The irony is that we have enough deals in the pipeline to achieve both that revenue level and profitability without deploying a ton of capital, but many lenders look at trailing twelve months before accepting pro forma projections.

So that meant we were forced to innovate and get creative with deal structures.

Since we were raising money from Preferred Shares in late 2023, and aimed to use that money for acquisitions, we decided it would make sense to just offer the shares to a business owner instead.

Most online business owners are not familiar with a preferred share, so there’s a large education piece needed.

Our pref shares are fairly simple though.

Each share is valued at $25, is not convertible to common stock, and pays $3 per year in dividends (a 12% yield). We are going to list those shares on an exchange in the coming weeks, allowing shareholders the opportunity to exit their pref shares after the 6month holding period the SEC mandates.

Any potential shareholder has to ask themselves what the risks and benefits are of taking pref shares over cash.

The benefit is obvious, you get a 12% yield from a publicly traded company that has been paying 100% of its dividends since January 2021.

The risk is that we stop paying the dividends, or once traded, the shares drop in price. Given that each share has a fixed $3 dividend attached to it, they aren’t likely to drop very far, if at all.

But let’s imagine the shares dropped to $20 per share because someone dumps some on the market. Now the $3 represents a 15% yield for new buyers. Many people will try to buy the stock at that point. Not many people who bought them for $25 are going to sell for $20 though, and buyers bid the price back up to $25.

Sure, our common stock hasn’t performed that way, but the common doesn’t have a dividend. It’s a huge difference.

As for finding a seller willing to take a seller note or less cash up front than usual…that is actually more common than you’d think in the current market.

A lot of sellers have more down to earth expectations than they might have had in 2020 or 2021. They see fewer buyers knocking, they understand capital is more expensive now, and a lot of them had a rough 2023 from a sales perspective.

We had to kiss a lot of frogs, but not as many as you’d think.

With Revenuezen, we found our Princes. (The first of many).

The RZ team understood the structure and why it was good for us and them. Plus, because we only bought 88% of the business and the whole team is staying on, they were aligned with us and wanted to get a deal done.

The fact we acquired an excellent agency and the team are staying is just as important as the way we structured the deal, and perhaps that’s a topic for another time.

Moving forward, we will likely use similar structures to the above where it makes sense and is possible to do so. I believe more teams will see the value in joining our portfolio and will feel more confident in taking a similar structure once they see others doing the same.

Nobody wants to be the first person to accept a structure different from the normal “all cash” or “mostly cash” deals. Well, almost nobody.

We’re excited about three things right now:

  • Acquiring more agencies

  • Using creative structures to get the deals done

  • Using the above to reach profitability.

Now, a key thing to mention is you can’t buy a business just because the terms are good.
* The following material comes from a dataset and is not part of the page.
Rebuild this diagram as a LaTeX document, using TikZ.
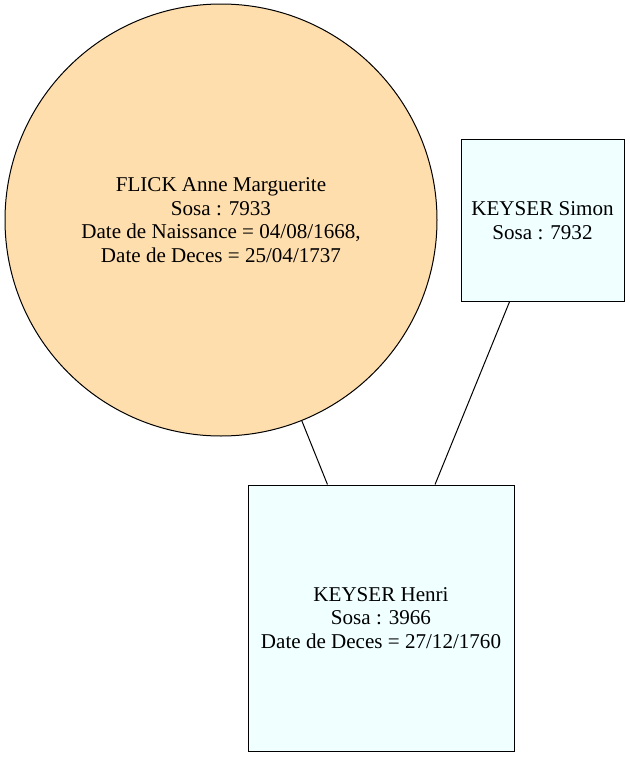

In fact, that’s usually a red flag!

It’s also important to mention the use of debt.

We don’t want to rack up a ton of debt, especially after paying off the $2.4m seller note for ProofreadAnywhere a couple of months ago.

Too much debt when it has a short maturity becomes a time bomb and you end up constantly kicking the can down the road until one day you stub your toe. Ouch.

This is why we have got creative again, and are launching our SPV next week.

For those not in the know, our SPV (Special Purpose Vehicle) is designed to do two things:

  • Replace debt as the cash portion of a debt

  • Allow our audience and investors to “co-invest” in our dealflow.

For example, if we took the Revenuezen deal and instead of used debt to fund the $240k portion, we allowed you investors to fund that in exchange for a proportionate equity ownership, we’d still achieve our no-cash out of pocket structure and would avoid taking on debt.

For investors, there’d be roughly a 25-30% ROI on that investment, making it a win all around. (You could also buy our common shares to get an even bigger ROI, as the success of the SPV will drive value to all common shareholders too)

The SPV we are about to launch and raise money for is aimed to achieve just that. You can learn more about it here FYI, or indicate your interest here. 

We believe we’ll be able to get good returns for investors, continue to acquire solid agencies, and reach our own holding company profitability within several months using this structure, which is very exciting.

For those of you looking to complete your own acquisitions, this is also an encouraging tale. It shows that with some creativity, you can find ways to get a deal done.

Yes, you probably won’t have access to the same amount of debt as us (although with an SBA loan you could get more), and you probably won’t be able to offer preferred shares, but the point is that you can make something happen if you know it is possible, and you roll up your sleeves.

We’ve got many more deals lined up for 2024 and as they become public, I hope to share more details with you, as I believe it’ll make compelling content.